Chocolate and peanut butter.
Donnie and Marie.
Spaghetti and meatballs.
The Lone Ranger and Tonto.
Calvin and Hobbes.
Blue Falcon and Dog Wonder.
Abbott and Costello.
Sonny and Cher (ok…admittedly, they worked slightly less well together).
Starksy and Hutch.
Brooks and Dunn.

You get the picture.  In the political world, there have famous pairings, too.  We immediately think of duos like Thomas Jefferson and James Madison, or maybe John and Abigail Adams.  Lexington and Concord.  Valley Forge and Baron von Steuben.  Republicans and tax breaks for the wealthy…I jest, I jest!!!  Hmmm…Democrats and deficits…there, does that even it out?  Anyways, we could go on and on, but I’ll focus instead in one.
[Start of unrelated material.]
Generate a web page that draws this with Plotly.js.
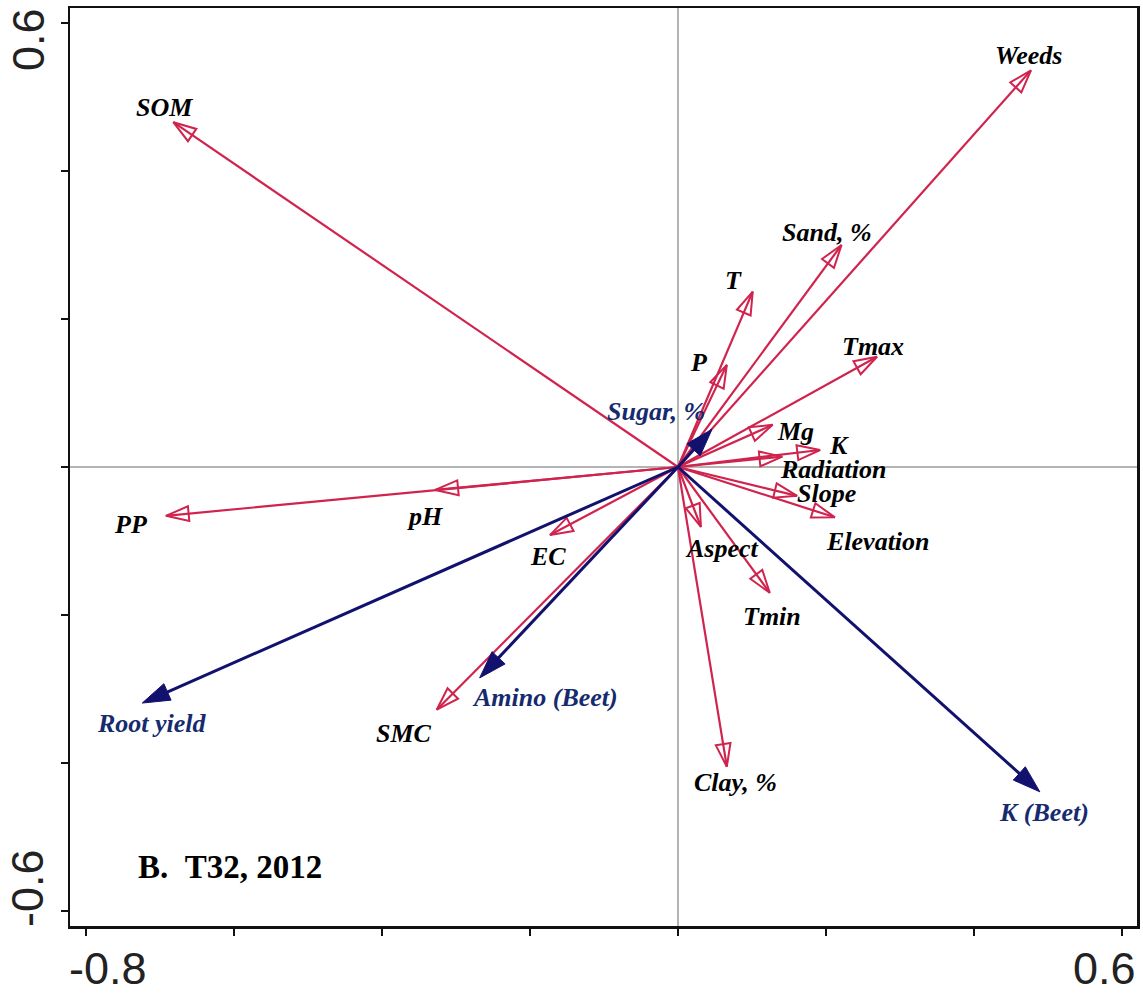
<!DOCTYPE html>
<html><head><meta charset="utf-8">
<script src="https://cdn.plot.ly/plotly-3.0.1.min.js"></script>
<style>html,body{margin:0;padding:0;background:#fff}#chart{width:1143px;height:993px}</style>
</head><body><div id="chart"></div>
<script>
// Environmental variables (red, open arrows)
const envNames = ['Weeds','SOM','Sand, %','T','P','Tmax','Mg','K','Radiation','Slope','Elevation','Aspect','Tmin','Clay, %','SMC','EC','pH','PP'];
const envX = [0.477,-0.682,0.221,0.101,0.066,0.269,0.128,0.192,0.141,0.161,0.212,0.031,0.124,0.066,-0.326,-0.173,-0.328,-0.692];
const envY = [0.536,0.466,0.300,0.237,0.138,0.149,0.057,0.023,0.014,-0.039,-0.068,-0.081,-0.170,-0.405,-0.328,-0.092,-0.031,-0.066];
// Response variables (blue, filled arrows)
const respNames = ['Sugar, %','Root yield','Amino (Beet)','K (Beet)'];
const respX = [0.046,-0.724,-0.268,0.489];
const respY = [0.051,-0.319,-0.285,-0.439];
// Axis ticks
const xTickVals = [-0.8,-0.6,-0.4,-0.2,0,0.2,0.4,0.6];
const yTickVals = [-0.6,-0.4,-0.2,0,0.2,0.4,0.6];
const xLabelVals = [-0.8,0.6];
const xLabelText = ['-0.8','0.6'];
const yLabelVals = [0.6,-0.6];
const yLabelText = ['0.6','-0.6'];
const panelLabel = 'B.\u00a0\u00a0T32, 2012';

// label offsets in pixels (dx right, dy down) from arrow tip
const labelOffset = {
  'Weeds':[-2,-15],'SOM':[-9,-15],'Sand, %':[-15,-13],'T':[-19,-11],'P':[-28,-2],'Tmax':[-4,-10],
  'Mg':[23,7],'K':[19,-4],'Radiation':[51,13],'Slope':[29,-2],'Elevation':[43,24],'Aspect':[21,22],
  'Tmin':[2,24],'Clay, %':[9,16],'SMC':[-33,24],'EC':[-2,21],'pH':[-10,27],'PP':[-35,9],
  'Sugar, %':[-56,-18],'Root yield':[10,20],'Amino (Beet)':[65,20],'K (Beet)':[4,21]
};

const RED = '#d0234e', BLUE = '#12126e', BLUE_TXT = '#162a6e';
const traces = [];
const annotations = [];
function addVec(name, x, y, color, txtColor, filled) {
  traces.push({
    type:'scatter', mode:'lines+markers', x:[0,x], y:[0,y], hoverinfo:'skip', showlegend:false,
    line:{color:color, width: filled ? 3 : 2.2},
    marker:{symbol: filled ? 'arrow' : 'arrow-open', angleref:'previous', size:[0, filled ? 29 : 24],
            opacity:1, color:color, line:{color:color, width: filled ? 1 : 2}},
    cliponaxis:false
  });
  const off = labelOffset[name] || [0,0];
  annotations.push({
    x:x, y:y, xref:'x', yref:'y', text:name, showarrow:false,
    xanchor:'center', yanchor:'middle', xshift:off[0], yshift:-off[1],
    font:{family:'Liberation Serif, Times New Roman, serif', size:26, color:txtColor, weight:'bold', style:'italic'}
  });
}
envNames.forEach((n,i)=>addVec(n, envX[i], envY[i], RED, '#000', false));
respNames.forEach((n,i)=>addVec(n, respX[i], respY[i], BLUE, BLUE_TXT, true));

const tickFont = {family:'Liberation Sans, Arial, sans-serif', size:45, color:'#222'};
xLabelVals.forEach((v,i)=>annotations.push({
  x:v, xref:'x', y:0, yref:'paper', text:xLabelText[i], showarrow:false,
  xanchor:'center', yanchor:'middle', xshift: i===0 ? 22 : -17, yshift:-42, font:tickFont
}));
yLabelVals.forEach((v,i)=>annotations.push({
  x:0, xref:'paper', y:v, yref:'y', text:yLabelText[i], showarrow:false, textangle:-90,
  xanchor:'center', yanchor:'middle', xshift:-42, yshift: i===0 ? -17 : 23, font:tickFont
}));
annotations.push({
  x:-0.606, y:-0.540, xref:'x', yref:'y', text:panelLabel, showarrow:false,
  xanchor:'center', yanchor:'middle',
  font:{family:'Liberation Serif, Times New Roman, serif', size:33, color:'#000', weight:'bold'}
});

const layout = {
  width:1143, height:993,
  margin:{l:70, r:6, t:8, b:67, pad:0},
  paper_bgcolor:'#fff', plot_bgcolor:'#fff',
  showlegend:false,
  xaxis:{range:[-0.8216,0.6203], tickvals:xTickVals, showticklabels:false, ticks:'outside', ticklen:7, tickwidth:2, tickcolor:'#111',
         showline:true, linecolor:'#111', linewidth:2.5, mirror:true, showgrid:false,
         zeroline:true, zerolinecolor:'#b4b4b4', zerolinewidth:2},
  yaxis:{range:[-0.6203,0.6203], tickvals:yTickVals, showticklabels:false, ticks:'outside', ticklen:7, tickwidth:2, tickcolor:'#111',
         showline:true, linecolor:'#111', linewidth:2.5, mirror:true, showgrid:false,
         zeroline:true, zerolinecolor:'#b4b4b4', zerolinewidth:2},
  annotations:annotations
};
Plotly.newPlot('chart', traces, layout, {displayModeBar:false, staticPlot:true});
</script>
</body></html>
George Washington and Alexander Hamilton.  We’ve talked about both of these immensely influential Founders on many occasions, but it’s time we put them together.

Hamilton and Washington were a team for the better part of twenty-five years.  Washington, the first President, was the calm, steady leader.  Hamilton, the first Treasury Secretary, was the impetuous, forceful subordinate.  It fact, it’s very safe to say that during Washington’s first term (and much of his second), Alexander was the second most powerful man in America.  He was more powerful than Vice President Adams.  He was more powerful than Secretary of State Jefferson.

Hamilton’s influence made him a lot of enemies, and Washington’s deference to Hamilton made a great many exceedingly jealous.  Thomas Jefferson, in particular, came to believe that Washington was little more than a marionette, dancing on the strings manipulated from above by a power-maddened Hamilton.

But George Washington’s trust in Hamilton was built on years of experience in close proximity to the man.  Whether you like Hamilton or hate him (or are completely indifferent), you must know that Washington was a pretty good judge of people, and he knew Hamilton better than most.

Their collaboration began on this day in history…March 1, 1777.  George Washington was a General…in fact, he was the General of the army.  Alexander Hamilton was an artillery company Captain, who had distinguished himself in the Battle of White Plains and the Battle of Trenton.  His leadership abilities and good performance under pressure (and under fire) had made him something of a desirable commodity.  General Nathanael Greene had requested his services.  Henry Knox (at that time a Brigadier General) had also sought out Hamilton to be an aide.  Hamilton had refused both, preferring to earn his Revolutionary glory on the field of battle.

But when General Washington invited Hamilton to join his staff as an aide-de-camp, it was an offer he simply couldn’t refuse.  He accepted the General’s offer and joined his staff on this day with the elevated rank of Lieutenant Colonel.  And that’s where this “dynamic duo” got its start.

Speaking of Captains, our son learned today that he has been promoted to the rank of Captain.  Congratulations to him!!